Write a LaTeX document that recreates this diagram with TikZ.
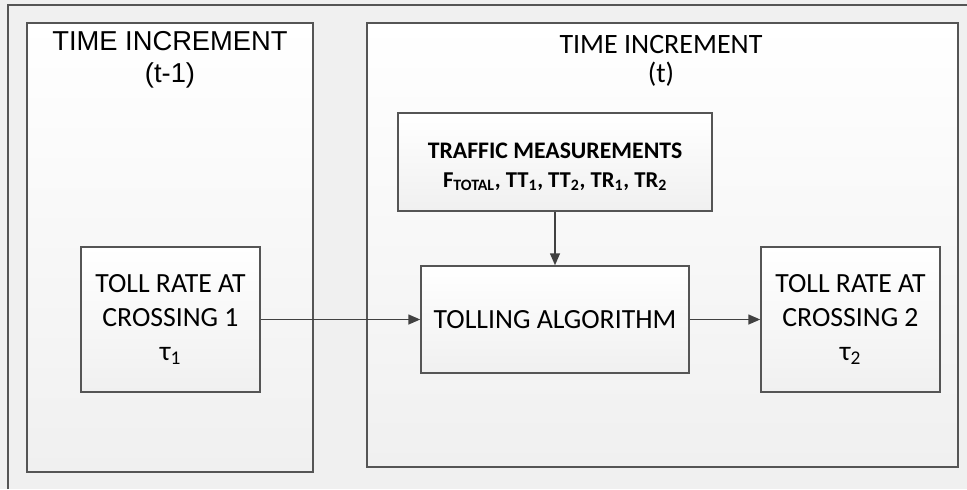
\documentclass[tikz,border=0pt]{standalone}
\usepackage{fontspec}
\setmainfont{Carlito}
\newfontfamily\arialfont{Liberation Sans}
\usetikzlibrary{arrows.meta,positioning}
\definecolor{framegray}{RGB}{85,85,85}
\definecolor{backgray}{RGB}{240,240,240}
\definecolor{linkgray}{RGB}{65,65,65}

\begin{document}
\begin{tikzpicture}[x=0.75pt, y=-0.75pt,
    panel/.style={draw=framegray, line width=1.1pt, top color=white, bottom color=backgray, inner sep=0pt},
    blockbox/.style={draw=framegray, line width=1.1pt, top color=white, bottom color=backgray,
        align=center, inner sep=0pt, font=\fontsize{20.8}{25.5}\selectfont},
    paneltitle/.style={align=center, anchor=north, inner sep=0pt},
    link/.style={draw=linkgray, line width=1.1pt, -{Triangle[length=9pt, width=7.5pt]}}
]
    % Canvas
    \useasboundingbox (0,0) rectangle (967,489);
    \fill[backgray] (0,0) rectangle (967,489);
    \draw[framegray, line width=1.1pt] (8,489) -- (8,5) -- (967,5);

    % Left panel: previous time increment
    \node[panel, minimum width=214.5pt, minimum height=336.75pt] (pastpanel) at (170,247.5) {};
    \node[paneltitle, font=\arialfont\fontsize{20.5}{24}\selectfont] (pasttitle) at (170,31)
        {TIME INCREMENT\\(t-1)};
    \node[blockbox, minimum width=134.25pt, minimum height=108.75pt] (toll1) at (170.5,319.5)
        {TOLL RATE AT\\CROSSING 1\\τ\textsubscript{1}};

    % Right panel: current time increment
    \node[panel, minimum width=443.25pt, minimum height=333pt] (nowpanel) at (662.5,245) {};
    \node[paneltitle, font=\fontsize{21}{21.5}\selectfont] (nowtitle) at (661,35)
        {TIME INCREMENT\\(t)};
    \node[blockbox, minimum width=235.5pt, minimum height=73.5pt,
        font=\bfseries\fontsize{17}{20.5}\selectfont] (traffic) at (555,162)
        {\rule{0pt}{19pt}\fontsize{17.8}{20.5}\selectfont TRAFFIC MEASUREMENTS\\[1pt]
         F\textsubscript{TOTAL}, TT\textsubscript{1}, TT\textsubscript{2}, TR\textsubscript{1}, TR\textsubscript{2}};
    \node[blockbox, minimum width=201pt, minimum height=80.25pt] (algo) at (555,319.5)
        {TOLLING ALGORITHM};
    \node[blockbox, minimum width=134.25pt, minimum height=108.75pt] (toll2) at (850.5,319.5)
        {TOLL RATE AT\\CROSSING 2\\τ\textsubscript{2}};

    % Connectors
    \draw[link] (toll1) -- (algo);
    \draw[link] (traffic) -- (algo);
    \draw[link] (algo) -- (toll2);
\end{tikzpicture}
\end{document}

## GIVEN INSTRUCTION
The lines from the top of the data above through the one holding "(8,5) -- (967,5);" are to be repeated exactly, and only those, with no pictures.

## TASK SOLUTION
Write a LaTeX document that recreates this diagram with TikZ.
\documentclass[tikz,border=0pt]{standalone}
\usepackage{fontspec}
\setmainfont{Carlito}
\newfontfamily\arialfont{Liberation Sans}
\usetikzlibrary{arrows.meta,positioning}
\definecolor{framegray}{RGB}{85,85,85}
\definecolor{backgray}{RGB}{240,240,240}
\definecolor{linkgray}{RGB}{65,65,65}

\begin{document}
\begin{tikzpicture}[x=0.75pt, y=-0.75pt,
    panel/.style={draw=framegray, line width=1.1pt, top color=white, bottom color=backgray, inner sep=0pt},
    blockbox/.style={draw=framegray, line width=1.1pt, top color=white, bottom color=backgray,
        align=center, inner sep=0pt, font=\fontsize{20.8}{25.5}\selectfont},
    paneltitle/.style={align=center, anchor=north, inner sep=0pt},
    link/.style={draw=linkgray, line width=1.1pt, -{Triangle[length=9pt, width=7.5pt]}}
]
    % Canvas
    \useasboundingbox (0,0) rectangle (967,489);
    \fill[backgray] (0,0) rectangle (967,489);
    \draw[framegray, line width=1.1pt] (8,489) -- (8,5) -- (967,5);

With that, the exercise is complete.